STATED GOAL: The data below is to be returned in full and exactly.

** Start SUPPLIED ENTRIES **

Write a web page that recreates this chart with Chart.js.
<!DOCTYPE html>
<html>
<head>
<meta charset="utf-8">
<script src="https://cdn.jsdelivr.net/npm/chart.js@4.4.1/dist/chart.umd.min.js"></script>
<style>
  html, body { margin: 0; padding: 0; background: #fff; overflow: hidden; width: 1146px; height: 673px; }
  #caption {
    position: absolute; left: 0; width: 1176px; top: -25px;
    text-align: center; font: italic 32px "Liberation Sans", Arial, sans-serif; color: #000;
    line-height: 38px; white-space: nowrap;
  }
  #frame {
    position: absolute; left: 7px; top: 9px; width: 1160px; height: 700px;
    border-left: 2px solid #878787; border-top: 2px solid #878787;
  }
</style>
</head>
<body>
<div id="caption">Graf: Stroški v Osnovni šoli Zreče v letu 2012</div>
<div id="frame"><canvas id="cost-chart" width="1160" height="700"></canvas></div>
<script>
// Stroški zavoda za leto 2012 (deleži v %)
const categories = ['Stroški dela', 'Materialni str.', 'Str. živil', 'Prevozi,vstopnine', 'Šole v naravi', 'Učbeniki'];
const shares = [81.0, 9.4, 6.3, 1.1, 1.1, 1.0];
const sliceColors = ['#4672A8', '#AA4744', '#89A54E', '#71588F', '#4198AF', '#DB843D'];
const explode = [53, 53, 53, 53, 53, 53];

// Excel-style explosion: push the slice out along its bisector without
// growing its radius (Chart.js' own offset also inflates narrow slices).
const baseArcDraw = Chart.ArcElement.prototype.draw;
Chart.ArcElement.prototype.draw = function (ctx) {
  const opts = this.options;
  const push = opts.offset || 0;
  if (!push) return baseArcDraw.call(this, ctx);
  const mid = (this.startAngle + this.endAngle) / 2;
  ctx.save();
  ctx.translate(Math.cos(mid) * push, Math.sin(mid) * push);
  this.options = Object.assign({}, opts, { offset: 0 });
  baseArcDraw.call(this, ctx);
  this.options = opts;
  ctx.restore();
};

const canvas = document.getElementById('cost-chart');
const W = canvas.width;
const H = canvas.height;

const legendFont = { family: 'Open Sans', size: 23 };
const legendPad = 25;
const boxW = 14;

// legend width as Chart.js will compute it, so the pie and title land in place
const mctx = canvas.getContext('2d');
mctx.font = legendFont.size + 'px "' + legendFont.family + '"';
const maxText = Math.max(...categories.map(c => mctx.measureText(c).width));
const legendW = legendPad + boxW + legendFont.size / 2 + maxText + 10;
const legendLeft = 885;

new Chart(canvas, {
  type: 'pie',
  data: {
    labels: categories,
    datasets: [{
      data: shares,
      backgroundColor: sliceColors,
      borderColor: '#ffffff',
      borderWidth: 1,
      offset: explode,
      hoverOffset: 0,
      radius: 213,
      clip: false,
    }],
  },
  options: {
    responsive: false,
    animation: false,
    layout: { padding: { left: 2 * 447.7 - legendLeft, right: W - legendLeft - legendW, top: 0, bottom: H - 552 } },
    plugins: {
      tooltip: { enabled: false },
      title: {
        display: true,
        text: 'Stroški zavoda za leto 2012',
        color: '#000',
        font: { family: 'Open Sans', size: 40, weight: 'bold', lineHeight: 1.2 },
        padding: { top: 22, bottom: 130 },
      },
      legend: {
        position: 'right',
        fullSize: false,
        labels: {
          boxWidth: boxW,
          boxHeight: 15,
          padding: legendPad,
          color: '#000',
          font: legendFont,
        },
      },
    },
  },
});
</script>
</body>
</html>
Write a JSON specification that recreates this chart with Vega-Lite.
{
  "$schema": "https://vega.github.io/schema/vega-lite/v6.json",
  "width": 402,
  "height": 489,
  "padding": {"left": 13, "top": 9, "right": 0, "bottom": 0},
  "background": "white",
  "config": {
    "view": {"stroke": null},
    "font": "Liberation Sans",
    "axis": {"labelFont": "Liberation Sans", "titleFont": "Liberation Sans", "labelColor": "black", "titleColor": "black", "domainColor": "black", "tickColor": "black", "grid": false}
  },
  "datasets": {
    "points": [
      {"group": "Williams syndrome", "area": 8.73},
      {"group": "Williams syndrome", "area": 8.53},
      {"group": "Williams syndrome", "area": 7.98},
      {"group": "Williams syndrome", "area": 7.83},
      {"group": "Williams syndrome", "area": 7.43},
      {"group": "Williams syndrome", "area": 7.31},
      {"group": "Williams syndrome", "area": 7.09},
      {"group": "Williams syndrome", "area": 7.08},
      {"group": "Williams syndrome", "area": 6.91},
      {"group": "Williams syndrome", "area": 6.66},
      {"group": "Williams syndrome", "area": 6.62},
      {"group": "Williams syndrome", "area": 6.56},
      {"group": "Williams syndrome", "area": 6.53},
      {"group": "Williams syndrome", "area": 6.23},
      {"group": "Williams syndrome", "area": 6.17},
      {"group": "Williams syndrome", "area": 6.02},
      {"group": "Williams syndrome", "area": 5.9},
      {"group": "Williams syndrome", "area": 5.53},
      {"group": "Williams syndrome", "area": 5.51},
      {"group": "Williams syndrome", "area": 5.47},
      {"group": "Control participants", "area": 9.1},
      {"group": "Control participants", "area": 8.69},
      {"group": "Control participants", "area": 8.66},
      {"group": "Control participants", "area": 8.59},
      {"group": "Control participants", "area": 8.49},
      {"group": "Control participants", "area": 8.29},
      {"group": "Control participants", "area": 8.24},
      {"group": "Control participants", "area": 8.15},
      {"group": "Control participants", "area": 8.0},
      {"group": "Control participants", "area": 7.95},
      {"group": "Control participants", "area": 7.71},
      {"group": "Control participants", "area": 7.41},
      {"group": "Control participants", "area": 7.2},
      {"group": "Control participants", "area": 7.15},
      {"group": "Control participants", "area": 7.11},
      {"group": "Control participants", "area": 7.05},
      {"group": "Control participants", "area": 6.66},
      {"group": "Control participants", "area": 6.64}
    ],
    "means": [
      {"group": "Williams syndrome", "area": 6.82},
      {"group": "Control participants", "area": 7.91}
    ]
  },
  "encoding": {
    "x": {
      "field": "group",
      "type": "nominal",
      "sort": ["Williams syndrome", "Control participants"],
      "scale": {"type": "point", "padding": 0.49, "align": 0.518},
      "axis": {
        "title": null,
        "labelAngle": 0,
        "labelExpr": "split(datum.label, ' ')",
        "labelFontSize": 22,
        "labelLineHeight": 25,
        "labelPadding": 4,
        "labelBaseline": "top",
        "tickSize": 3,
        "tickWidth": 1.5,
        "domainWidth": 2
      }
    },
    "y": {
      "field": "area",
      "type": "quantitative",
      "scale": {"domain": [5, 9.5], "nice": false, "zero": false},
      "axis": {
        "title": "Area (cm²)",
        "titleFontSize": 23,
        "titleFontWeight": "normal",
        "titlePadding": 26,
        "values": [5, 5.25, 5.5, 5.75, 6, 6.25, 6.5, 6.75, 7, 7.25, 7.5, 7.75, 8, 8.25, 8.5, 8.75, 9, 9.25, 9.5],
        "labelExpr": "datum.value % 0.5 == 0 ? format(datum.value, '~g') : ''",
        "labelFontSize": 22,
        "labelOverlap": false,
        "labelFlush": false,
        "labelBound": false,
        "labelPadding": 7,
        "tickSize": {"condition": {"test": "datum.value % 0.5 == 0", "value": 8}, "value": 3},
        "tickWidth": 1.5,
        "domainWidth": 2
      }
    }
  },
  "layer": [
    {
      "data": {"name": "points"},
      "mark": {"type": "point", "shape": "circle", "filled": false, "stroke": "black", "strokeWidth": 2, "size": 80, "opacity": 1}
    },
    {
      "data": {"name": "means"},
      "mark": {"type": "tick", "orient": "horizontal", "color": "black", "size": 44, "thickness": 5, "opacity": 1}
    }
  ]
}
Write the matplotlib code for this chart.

** End SUPPLIED ENTRIES **

IN RESPONSE:
Write a web page that recreates this chart with Chart.js.
<!DOCTYPE html>
<html>
<head>
<meta charset="utf-8">
<script src="https://cdn.jsdelivr.net/npm/chart.js@4.4.1/dist/chart.umd.min.js"></script>
<style>
  html, body { margin: 0; padding: 0; background: #fff; overflow: hidden; width: 1146px; height: 673px; }
  #caption {
    position: absolute; left: 0; width: 1176px; top: -25px;
    text-align: center; font: italic 32px "Liberation Sans", Arial, sans-serif; color: #000;
    line-height: 38px; white-space: nowrap;
  }
  #frame {
    position: absolute; left: 7px; top: 9px; width: 1160px; height: 700px;
    border-left: 2px solid #878787; border-top: 2px solid #878787;
  }
</style>
</head>
<body>
<div id="caption">Graf: Stroški v Osnovni šoli Zreče v letu 2012</div>
<div id="frame"><canvas id="cost-chart" width="1160" height="700"></canvas></div>
<script>
// Stroški zavoda za leto 2012 (deleži v %)
const categories = ['Stroški dela', 'Materialni str.', 'Str. živil', 'Prevozi,vstopnine', 'Šole v naravi', 'Učbeniki'];
const shares = [81.0, 9.4, 6.3, 1.1, 1.1, 1.0];
const sliceColors = ['#4672A8', '#AA4744', '#89A54E', '#71588F', '#4198AF', '#DB843D'];
const explode = [53, 53, 53, 53, 53, 53];

// Excel-style explosion: push the slice out along its bisector without
// growing its radius (Chart.js' own offset also inflates narrow slices).
const baseArcDraw = Chart.ArcElement.prototype.draw;
Chart.ArcElement.prototype.draw = function (ctx) {
  const opts = this.options;
  const push = opts.offset || 0;
  if (!push) return baseArcDraw.call(this, ctx);
  const mid = (this.startAngle + this.endAngle) / 2;
  ctx.save();
  ctx.translate(Math.cos(mid) * push, Math.sin(mid) * push);
  this.options = Object.assign({}, opts, { offset: 0 });
  baseArcDraw.call(this, ctx);
  this.options = opts;
  ctx.restore();
};

const canvas = document.getElementById('cost-chart');
const W = canvas.width;
const H = canvas.height;

const legendFont = { family: 'Open Sans', size: 23 };
const legendPad = 25;
const boxW = 14;

// legend width as Chart.js will compute it, so the pie and title land in place
const mctx = canvas.getContext('2d');
mctx.font = legendFont.size + 'px "' + legendFont.family + '"';
const maxText = Math.max(...categories.map(c => mctx.measureText(c).width));
const legendW = legendPad + boxW + legendFont.size / 2 + maxText + 10;
const legendLeft = 885;

new Chart(canvas, {
  type: 'pie',
  data: {
    labels: categories,
    datasets: [{
      data: shares,
      backgroundColor: sliceColors,
      borderColor: '#ffffff',
      borderWidth: 1,
      offset: explode,
      hoverOffset: 0,
      radius: 213,
      clip: false,
    }],
  },
  options: {
    responsive: false,
    animation: false,
    layout: { padding: { left: 2 * 447.7 - legendLeft, right: W - legendLeft - legendW, top: 0, bottom: H - 552 } },
    plugins: {
      tooltip: { enabled: false },
      title: {
        display: true,
        text: 'Stroški zavoda za leto 2012',
        color: '#000',
        font: { family: 'Open Sans', size: 40, weight: 'bold', lineHeight: 1.2 },
        padding: { top: 22, bottom: 130 },
      },
      legend: {
        position: 'right',
        fullSize: false,
        labels: {
          boxWidth: boxW,
          boxHeight: 15,
          padding: legendPad,
          color: '#000',
          font: legendFont,
        },
      },
    },
  },
});
</script>
</body>
</html>
Write a JSON specification that recreates this chart with Vega-Lite.
{
  "$schema": "https://vega.github.io/schema/vega-lite/v6.json",
  "width": 402,
  "height": 489,
  "padding": {"left": 13, "top": 9, "right": 0, "bottom": 0},
  "background": "white",
  "config": {
    "view": {"stroke": null},
    "font": "Liberation Sans",
    "axis": {"labelFont": "Liberation Sans", "titleFont": "Liberation Sans", "labelColor": "black", "titleColor": "black", "domainColor": "black", "tickColor": "black", "grid": false}
  },
  "datasets": {
    "points": [
      {"group": "Williams syndrome", "area": 8.73},
      {"group": "Williams syndrome", "area": 8.53},
      {"group": "Williams syndrome", "area": 7.98},
      {"group": "Williams syndrome", "area": 7.83},
      {"group": "Williams syndrome", "area": 7.43},
      {"group": "Williams syndrome", "area": 7.31},
      {"group": "Williams syndrome", "area": 7.09},
      {"group": "Williams syndrome", "area": 7.08},
      {"group": "Williams syndrome", "area": 6.91},
      {"group": "Williams syndrome", "area": 6.66},
      {"group": "Williams syndrome", "area": 6.62},
      {"group": "Williams syndrome", "area": 6.56},
      {"group": "Williams syndrome", "area": 6.53},
      {"group": "Williams syndrome", "area": 6.23},
      {"group": "Williams syndrome", "area": 6.17},
      {"group": "Williams syndrome", "area": 6.02},
      {"group": "Williams syndrome", "area": 5.9},
      {"group": "Williams syndrome", "area": 5.53},
      {"group": "Williams syndrome", "area": 5.51},
      {"group": "Williams syndrome", "area": 5.47},
      {"group": "Control participants", "area": 9.1},
      {"group": "Control participants", "area": 8.69},
      {"group": "Control participants", "area": 8.66},
      {"group": "Control participants", "area": 8.59},
      {"group": "Control participants", "area": 8.49},
      {"group": "Control participants", "area": 8.29},
      {"group": "Control participants", "area": 8.24},
      {"group": "Control participants", "area": 8.15},
      {"group": "Control participants", "area": 8.0},
      {"group": "Control participants", "area": 7.95},
      {"group": "Control participants", "area": 7.71},
      {"group": "Control participants", "area": 7.41},
      {"group": "Control participants", "area": 7.2},
      {"group": "Control participants", "area": 7.15},
      {"group": "Control participants", "area": 7.11},
      {"group": "Control participants", "area": 7.05},
      {"group": "Control participants", "area": 6.66},
      {"group": "Control participants", "area": 6.64}
    ],
    "means": [
      {"group": "Williams syndrome", "area": 6.82},
      {"group": "Control participants", "area": 7.91}
    ]
  },
  "encoding": {
    "x": {
      "field": "group",
      "type": "nominal",
      "sort": ["Williams syndrome", "Control participants"],
      "scale": {"type": "point", "padding": 0.49, "align": 0.518},
      "axis": {
        "title": null,
        "labelAngle": 0,
        "labelExpr": "split(datum.label, ' ')",
        "labelFontSize": 22,
        "labelLineHeight": 25,
        "labelPadding": 4,
        "labelBaseline": "top",
        "tickSize": 3,
        "tickWidth": 1.5,
        "domainWidth": 2
      }
    },
    "y": {
      "field": "area",
      "type": "quantitative",
      "scale": {"domain": [5, 9.5], "nice": false, "zero": false},
      "axis": {
        "title": "Area (cm²)",
        "titleFontSize": 23,
        "titleFontWeight": "normal",
        "titlePadding": 26,
        "values": [5, 5.25, 5.5, 5.75, 6, 6.25, 6.5, 6.75, 7, 7.25, 7.5, 7.75, 8, 8.25, 8.5, 8.75, 9, 9.25, 9.5],
        "labelExpr": "datum.value % 0.5 == 0 ? format(datum.value, '~g') : ''",
        "labelFontSize": 22,
        "labelOverlap": false,
        "labelFlush": false,
        "labelBound": false,
        "labelPadding": 7,
        "tickSize": {"condition": {"test": "datum.value % 0.5 == 0", "value": 8}, "value": 3},
        "tickWidth": 1.5,
        "domainWidth": 2
      }
    }
  },
  "layer": [
    {
      "data": {"name": "points"},
      "mark": {"type": "point", "shape": "circle", "filled": false, "stroke": "black", "strokeWidth": 2, "size": 80, "opacity": 1}
    },
    {
      "data": {"name": "means"},
      "mark": {"type": "tick", "orient": "horizontal", "color": "black", "size": 44, "thickness": 5, "opacity": 1}
    }
  ]
}
Write the matplotlib code for this chart.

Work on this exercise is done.